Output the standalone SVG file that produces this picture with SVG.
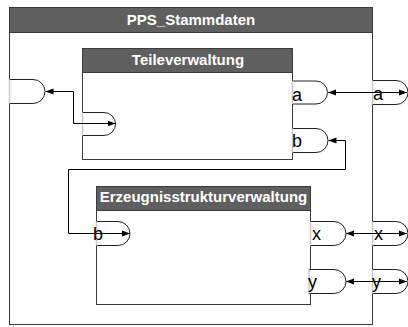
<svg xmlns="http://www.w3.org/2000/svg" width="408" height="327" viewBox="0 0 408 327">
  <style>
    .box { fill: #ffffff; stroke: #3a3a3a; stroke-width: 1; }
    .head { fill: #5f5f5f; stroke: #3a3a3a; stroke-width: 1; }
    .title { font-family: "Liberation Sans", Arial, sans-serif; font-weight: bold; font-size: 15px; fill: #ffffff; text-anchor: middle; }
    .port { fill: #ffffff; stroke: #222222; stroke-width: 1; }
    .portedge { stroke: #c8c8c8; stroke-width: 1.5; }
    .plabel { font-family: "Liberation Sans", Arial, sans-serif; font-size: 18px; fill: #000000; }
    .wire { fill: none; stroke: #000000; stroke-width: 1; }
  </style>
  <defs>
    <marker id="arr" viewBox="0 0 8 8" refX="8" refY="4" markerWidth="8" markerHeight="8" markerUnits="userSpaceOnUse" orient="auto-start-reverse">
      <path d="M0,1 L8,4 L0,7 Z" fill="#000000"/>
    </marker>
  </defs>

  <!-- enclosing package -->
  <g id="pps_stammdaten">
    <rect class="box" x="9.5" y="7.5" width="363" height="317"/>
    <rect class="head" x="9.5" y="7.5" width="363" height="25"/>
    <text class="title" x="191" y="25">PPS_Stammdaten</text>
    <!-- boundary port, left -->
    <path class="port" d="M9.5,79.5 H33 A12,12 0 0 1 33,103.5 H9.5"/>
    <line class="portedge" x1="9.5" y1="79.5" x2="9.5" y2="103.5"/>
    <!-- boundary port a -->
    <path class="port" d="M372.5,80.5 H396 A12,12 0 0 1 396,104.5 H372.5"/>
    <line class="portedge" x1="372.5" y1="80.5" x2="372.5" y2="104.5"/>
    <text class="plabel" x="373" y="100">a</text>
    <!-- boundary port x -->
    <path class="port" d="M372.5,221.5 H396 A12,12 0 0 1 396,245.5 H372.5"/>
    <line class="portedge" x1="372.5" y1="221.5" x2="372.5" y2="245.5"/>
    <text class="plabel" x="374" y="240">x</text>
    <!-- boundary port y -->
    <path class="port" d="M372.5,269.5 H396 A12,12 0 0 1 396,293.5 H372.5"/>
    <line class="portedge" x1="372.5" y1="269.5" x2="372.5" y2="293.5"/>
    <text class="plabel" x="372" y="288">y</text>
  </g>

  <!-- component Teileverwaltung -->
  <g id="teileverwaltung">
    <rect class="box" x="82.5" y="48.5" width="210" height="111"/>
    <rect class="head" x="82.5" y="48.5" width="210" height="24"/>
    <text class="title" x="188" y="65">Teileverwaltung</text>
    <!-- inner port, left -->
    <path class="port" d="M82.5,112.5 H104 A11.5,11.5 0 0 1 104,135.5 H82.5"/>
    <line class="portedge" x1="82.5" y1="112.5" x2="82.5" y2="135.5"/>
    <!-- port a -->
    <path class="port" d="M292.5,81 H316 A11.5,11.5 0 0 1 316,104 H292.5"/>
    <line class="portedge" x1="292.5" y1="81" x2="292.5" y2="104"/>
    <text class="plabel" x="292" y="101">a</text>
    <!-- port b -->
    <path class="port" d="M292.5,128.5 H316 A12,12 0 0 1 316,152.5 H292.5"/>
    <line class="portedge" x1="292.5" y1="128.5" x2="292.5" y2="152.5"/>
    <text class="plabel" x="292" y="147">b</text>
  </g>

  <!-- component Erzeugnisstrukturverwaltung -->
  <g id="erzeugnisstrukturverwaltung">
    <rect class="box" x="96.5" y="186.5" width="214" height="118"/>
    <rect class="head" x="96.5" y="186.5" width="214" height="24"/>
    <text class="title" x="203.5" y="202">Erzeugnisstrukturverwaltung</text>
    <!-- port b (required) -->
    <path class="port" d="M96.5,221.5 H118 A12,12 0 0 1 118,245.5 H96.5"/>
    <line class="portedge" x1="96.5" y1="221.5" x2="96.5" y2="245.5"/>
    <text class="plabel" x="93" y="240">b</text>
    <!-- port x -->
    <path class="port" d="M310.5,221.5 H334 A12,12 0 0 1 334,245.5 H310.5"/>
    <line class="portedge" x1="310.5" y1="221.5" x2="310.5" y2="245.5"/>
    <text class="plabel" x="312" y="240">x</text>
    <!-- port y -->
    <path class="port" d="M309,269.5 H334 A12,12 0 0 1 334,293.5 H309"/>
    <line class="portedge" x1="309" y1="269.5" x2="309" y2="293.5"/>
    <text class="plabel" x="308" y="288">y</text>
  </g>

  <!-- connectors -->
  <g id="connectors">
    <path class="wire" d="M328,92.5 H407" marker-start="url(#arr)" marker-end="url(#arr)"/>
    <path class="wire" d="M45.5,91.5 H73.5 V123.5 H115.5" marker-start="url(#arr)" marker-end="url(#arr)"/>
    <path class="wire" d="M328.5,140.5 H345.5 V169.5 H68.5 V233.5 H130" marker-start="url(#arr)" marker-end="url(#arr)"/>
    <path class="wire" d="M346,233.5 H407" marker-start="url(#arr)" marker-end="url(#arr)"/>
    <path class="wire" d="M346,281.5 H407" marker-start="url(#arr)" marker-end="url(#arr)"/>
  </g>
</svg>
□ □ □
Task =
Restate the data above word for word. Do not include the images.

Answer to this exercise =
Output the standalone SVG file that produces this picture with SVG.
<svg xmlns="http://www.w3.org/2000/svg" width="408" height="327" viewBox="0 0 408 327">
  <style>
    .box { fill: #ffffff; stroke: #3a3a3a; stroke-width: 1; }
    .head { fill: #5f5f5f; stroke: #3a3a3a; stroke-width: 1; }
    .title { font-family: "Liberation Sans", Arial, sans-serif; font-weight: bold; font-size: 15px; fill: #ffffff; text-anchor: middle; }
    .port { fill: #ffffff; stroke: #222222; stroke-width: 1; }
    .portedge { stroke: #c8c8c8; stroke-width: 1.5; }
    .plabel { font-family: "Liberation Sans", Arial, sans-serif; font-size: 18px; fill: #000000; }
    .wire { fill: none; stroke: #000000; stroke-width: 1; }
  </style>
  <defs>
    <marker id="arr" viewBox="0 0 8 8" refX="8" refY="4" markerWidth="8" markerHeight="8" markerUnits="userSpaceOnUse" orient="auto-start-reverse">
      <path d="M0,1 L8,4 L0,7 Z" fill="#000000"/>
    </marker>
  </defs>

  <!-- enclosing package -->
  <g id="pps_stammdaten">
    <rect class="box" x="9.5" y="7.5" width="363" height="317"/>
    <rect class="head" x="9.5" y="7.5" width="363" height="25"/>
    <text class="title" x="191" y="25">PPS_Stammdaten</text>
    <!-- boundary port, left -->
    <path class="port" d="M9.5,79.5 H33 A12,12 0 0 1 33,103.5 H9.5"/>
    <line class="portedge" x1="9.5" y1="79.5" x2="9.5" y2="103.5"/>
    <!-- boundary port a -->
    <path class="port" d="M372.5,80.5 H396 A12,12 0 0 1 396,104.5 H372.5"/>
    <line class="portedge" x1="372.5" y1="80.5" x2="372.5" y2="104.5"/>
    <text class="plabel" x="373" y="100">a</text>
    <!-- boundary port x -->
    <path class="port" d="M372.5,221.5 H396 A12,12 0 0 1 396,245.5 H372.5"/>
    <line class="portedge" x1="372.5" y1="221.5" x2="372.5" y2="245.5"/>
    <text class="plabel" x="374" y="240">x</text>
    <!-- boundary port y -->
    <path class="port" d="M372.5,269.5 H396 A12,12 0 0 1 396,293.5 H372.5"/>
    <line class="portedge" x1="372.5" y1="269.5" x2="372.5" y2="293.5"/>
    <text class="plabel" x="372" y="288">y</text>
  </g>

  <!-- component Teileverwaltung -->
  <g id="teileverwaltung">
    <rect class="box" x="82.5" y="48.5" width="210" height="111"/>
    <rect class="head" x="82.5" y="48.5" width="210" height="24"/>
    <text class="title" x="188" y="65">Teileverwaltung</text>
    <!-- inner port, left -->
    <path class="port" d="M82.5,112.5 H104 A11.5,11.5 0 0 1 104,135.5 H82.5"/>
    <line class="portedge" x1="82.5" y1="112.5" x2="82.5" y2="135.5"/>
    <!-- port a -->
    <path class="port" d="M292.5,81 H316 A11.5,11.5 0 0 1 316,104 H292.5"/>
    <line class="portedge" x1="292.5" y1="81" x2="292.5" y2="104"/>
    <text class="plabel" x="292" y="101">a</text>
    <!-- port b -->
    <path class="port" d="M292.5,128.5 H316 A12,12 0 0 1 316,152.5 H292.5"/>
    <line class="portedge" x1="292.5" y1="128.5" x2="292.5" y2="152.5"/>
    <text class="plabel" x="292" y="147">b</text>
  </g>

  <!-- component Erzeugnisstrukturverwaltung -->
  <g id="erzeugnisstrukturverwaltung">
    <rect class="box" x="96.5" y="186.5" width="214" height="118"/>
    <rect class="head" x="96.5" y="186.5" width="214" height="24"/>
    <text class="title" x="203.5" y="202">Erzeugnisstrukturverwaltung</text>
    <!-- port b (required) -->
    <path class="port" d="M96.5,221.5 H118 A12,12 0 0 1 118,245.5 H96.5"/>
    <line class="portedge" x1="96.5" y1="221.5" x2="96.5" y2="245.5"/>
    <text class="plabel" x="93" y="240">b</text>
    <!-- port x -->
    <path class="port" d="M310.5,221.5 H334 A12,12 0 0 1 334,245.5 H310.5"/>
    <line class="portedge" x1="310.5" y1="221.5" x2="310.5" y2="245.5"/>
    <text class="plabel" x="312" y="240">x</text>
    <!-- port y -->
    <path class="port" d="M309,269.5 H334 A12,12 0 0 1 334,293.5 H309"/>
    <line class="portedge" x1="309" y1="269.5" x2="309" y2="293.5"/>
    <text class="plabel" x="308" y="288">y</text>
  </g>

  <!-- connectors -->
  <g id="connectors">
    <path class="wire" d="M328,92.5 H407" marker-start="url(#arr)" marker-end="url(#arr)"/>
    <path class="wire" d="M45.5,91.5 H73.5 V123.5 H115.5" marker-start="url(#arr)" marker-end="url(#arr)"/>
    <path class="wire" d="M328.5,140.5 H345.5 V169.5 H68.5 V233.5 H130" marker-start="url(#arr)" marker-end="url(#arr)"/>
    <path class="wire" d="M346,233.5 H407" marker-start="url(#arr)" marker-end="url(#arr)"/>
    <path class="wire" d="M346,281.5 H407" marker-start="url(#arr)" marker-end="url(#arr)"/>
  </g>
</svg>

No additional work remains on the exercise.